A video game company won't recoup an investment like that without appealing to a wide audience. While us self-styled "hardcore" gamers would love to go back to the days when some games were damn near impossible (R-type, anyone?) and beating them made you part of a small, exclusive club, it just doesn't make sense for the industry. A game that everyone can beat has a wider appeal than a game that whips most players’ asses. It's easier to market a movie than a Rubik's Cube.

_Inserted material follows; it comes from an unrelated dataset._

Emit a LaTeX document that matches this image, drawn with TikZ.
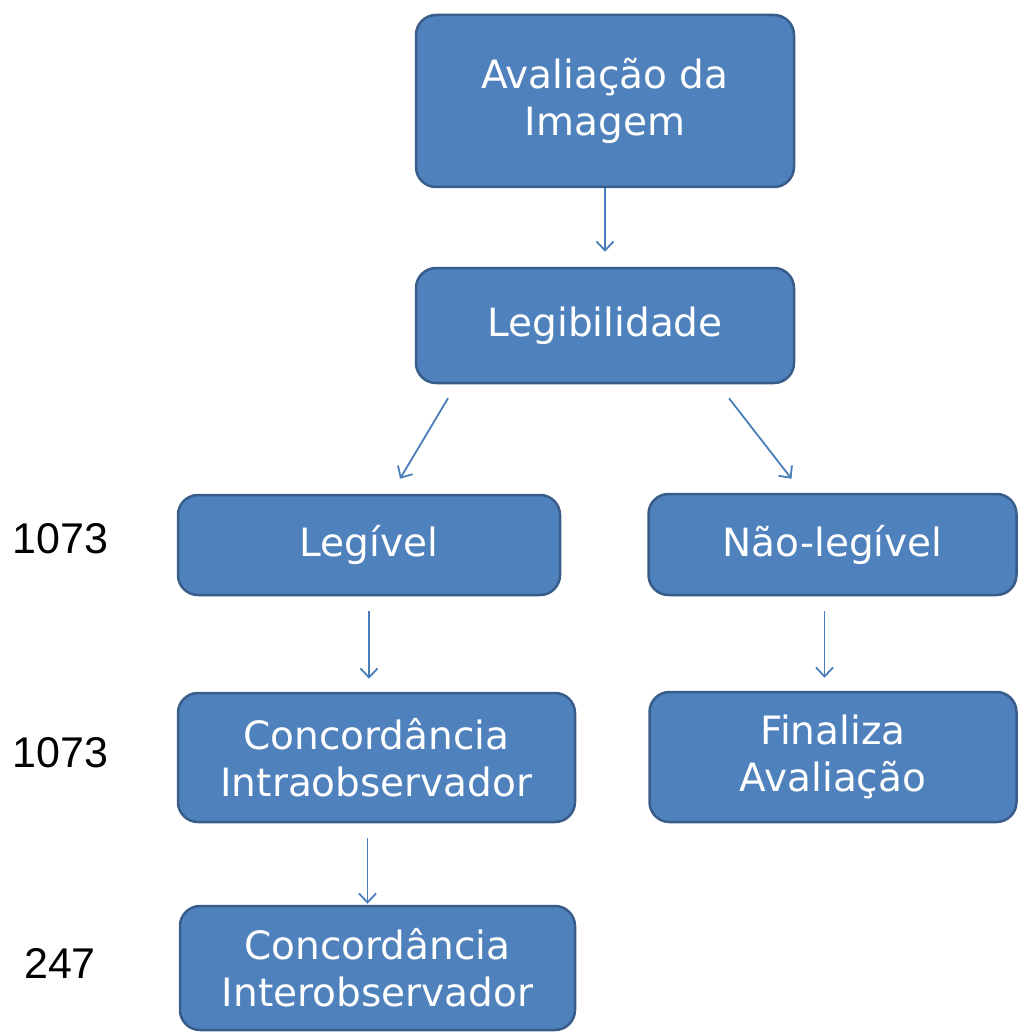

This is the sort of thing that leads hardcore gamers to bitch endlessly on discussion boards. Developers have far from forgotten about their most devoted fans, however. There's just been a change in how a game tests its players now. It's not about "can you beat the game?" so much as "how well can you beat the game?" Did you beat it on Hard difficulty? Try it on Insane difficulty now. Then there's all the special goals laid out for Xbox 360 gamers with Achievements. The 360 even gives you a running "Gamerscore" so you can know mathematically how much more “leet” you are. What more can you ask for?

If all else fails, hardcore gamers, just tap into your inner elitism. There's plenty of creative ways to earn bragging rights - beating Half-Life in forty-five minutes, for example. And mercilessly crap on the noob who took forty-six minutes.